S&P’s own methodology note states:

“Monitoring the interplay between consumer resilience and BTC’s price volatility is essential to understanding the stability of the borrower pool and the likelihood of systemic deleveraging.”

What this opens up

Spot Bitcoin ETFs put Bitcoin in brokerage accounts. This puts Bitcoin in bond portfolios.

Investment-grade ABS creates indirect Bitcoin exposure for institutions that:

  1. Can’t custody crypto directly (regulatory or operational barriers)
  2. Don’t want spot BTC price exposure (too volatile for liability matching)
  3. Need yield plus principal protection (ABS offers both via overcollateralization and liquidation)

It’s a different value proposition than an ETF. An ETF gives you pure price exposure (all the upside, all the downside). An ABS gives you yield, downside protection from overcollateralization, and a rating agency’s stamp of approval.
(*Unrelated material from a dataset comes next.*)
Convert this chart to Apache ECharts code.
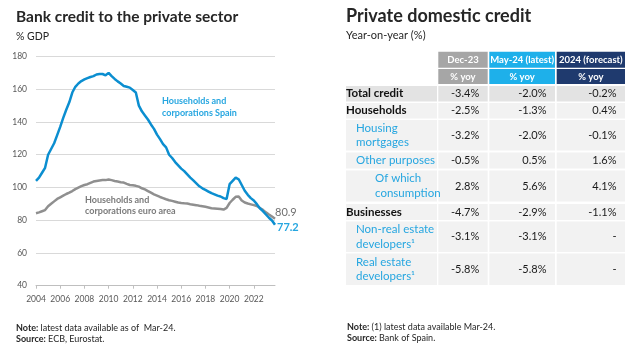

The market is tiny right now. $188 million is a rounding error in the overall ABS market, which saw $36.8 billion in U.S. issuance in January 2026 alone. But it’s a proof of concept. Bitcoin can plug into this infrastructure.

The alarmist take that aged poorly

On February 11, 2026 (one week before the deal closed), FinancialContent published a piece titled “The Cracks in the Crypt-O-Bond: Wall Street’s First Bitcoin-Backed Asset Sale Buckles Under Market Stress.”

They called the deal a “structural failure” and predicted it might not close, or would need to be restructured with higher rates or equity warrants to compensate investors for the liquidation-driven cash drag.

What actually happened? The deal closed successfully on February 18-19, 2026. No restructuring. No downgrade. Zero principal losses.

The critique wasn’t entirely wrong. Liquidations did create cash drag and reduce expected yield. But calling it a “structural failure” was premature. The structure performed as designed, protecting principal at the cost of some income. That’s a feature for risk-averse institutional investors, not a bug.

What comes next

Ledn is planning to evolve the structure. In 2027, they’ll require borrowers to make cash interest payments on loan renewals instead of rolling interest into principal. That would preserve cash in the pool and reduce liquidation frequency during downturns.

If this deal proves successful over multiple quarters, expect:

  • More Ledn deals: larger sizes, potentially $500M-$1B if volatility stabilizes
  • Copycat issuers: other Bitcoin lenders (Nexo, BlockFi 2.0, Celsius successors) attempting similar securitizations
  • Expanded asset types: Ethereum-backed ABS, stablecoin receivables ABS, DeFi protocol revenue ABS

The longer-term risks:

  • Regulatory crackdown: the Fed’s new stress test scenarios for banks now include “severe digital asset market dislocation.” Regulators could impose capital requirements or restrictions.
  • Bitcoin market structure change: if most BTC gets locked in Layer 2s or ETFs, liquidation execution could degrade.
  • Rating agency failure: S&P and Moody’s got MBS spectacularly wrong in 2008. They could be wrong again.

Is this 2008 all over again?

No. The mechanics are different.

2008 MBS had illiquid collateral (houses), slow manual foreclosures, minimal overcollateralization, fraudulent underwriting, and geographic correlation (local markets crashed together). Bitcoin ABS has liquid collateral (Bitcoin), instant automated liquidation, significant overcollateralization, purely collateral-based lending, and a transparent on-chain asset.

But Bitcoin ABS has worse volatility. Mortgages don’t typically fall 50% in six months. Bitcoin does.

The question is whether the mechanical improvements outweigh the volatility risk. The February 2026 stress test suggests they might. But one data point isn’t a track record.

The precedent

This is Bitcoin’s “first mortgage-backed security” moment, not in the 2008 crisis sense, but in the “entering the capital markets machinery” sense.

Spot ETFs were the first time Bitcoin showed up in retail brokerage accounts at scale. This is the first time Bitcoin showed up in a rated bond portfolio. Tether made a strategic investment in Ledn in November 2025 to expand Bitcoin-backed lending. Jefferies (a respected Wall Street bank) structured the deal. S&P Global (one of the Big Three credit rating agencies) evaluated it.

The real test is whether this becomes a $1 billion+ market or a one-off experiment. We’ll know in the next 12-24 months.